I want to clarify one thing here - if a client is a home-based SAB, they do not have to put their address on their website. They only need to enter in the dashboard of those platforms that allow the address to be hidden. It needs to be a legitimate address that is being entered, but you don't have to put it on the website.
Is this ideal? No. Why? Because Google will have the address in their dashboard and will come to the website looking to verify its accuracy. If there is no address listed there, then Google has less data to go on, so that is less than ideal, but is a reality for many home-based businesses. If your client has competitors with public studios who are able to show their addresses on their website, we might guess that they have a bit of advantage over your client, because their NAP is more easily cross-referenced by Google. But, I did want to chime in here to say it's not absolutely essential to publish an address on the website.
As Marcus has mentioned, citation cleanup is going to be essential here, due to the past existence of a type of address that was a violation of the Google Places Quality Guidelines. It's good you've gotten started on this. It can take some time for Google to re-index your corrected citations, so you may need to wait a bit to see the benefits of having made that effort. I will stress - you must be totally thorough in this work. Even one bad citation can breed multiple bad listings across the web because of the way data is shared in the local search ecosystem.
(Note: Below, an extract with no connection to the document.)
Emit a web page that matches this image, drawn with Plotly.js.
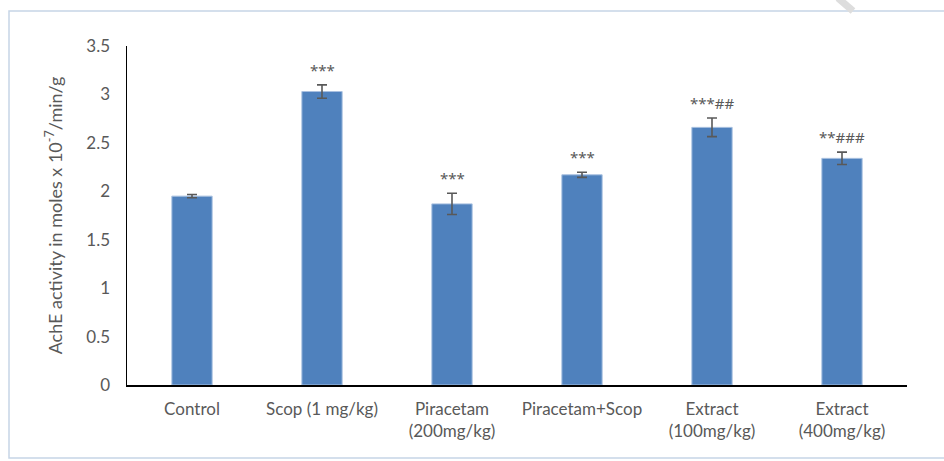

Like Robert, I am positive your heart is in the right place trying to help this client. You've received an enormous amount of feedback here at Moz from the whole community about this client - that's what we're here for! - and I hope you've been able to implement some of my previous advice about learning as much as you can about Local SEO in order to be better able to advise local business owners like this one. I provided a variety of learning resources on a previous thread of yours, and I hope you are checking those out on a regular basis. Local is definitely an on-going learning process for everyone involved in it.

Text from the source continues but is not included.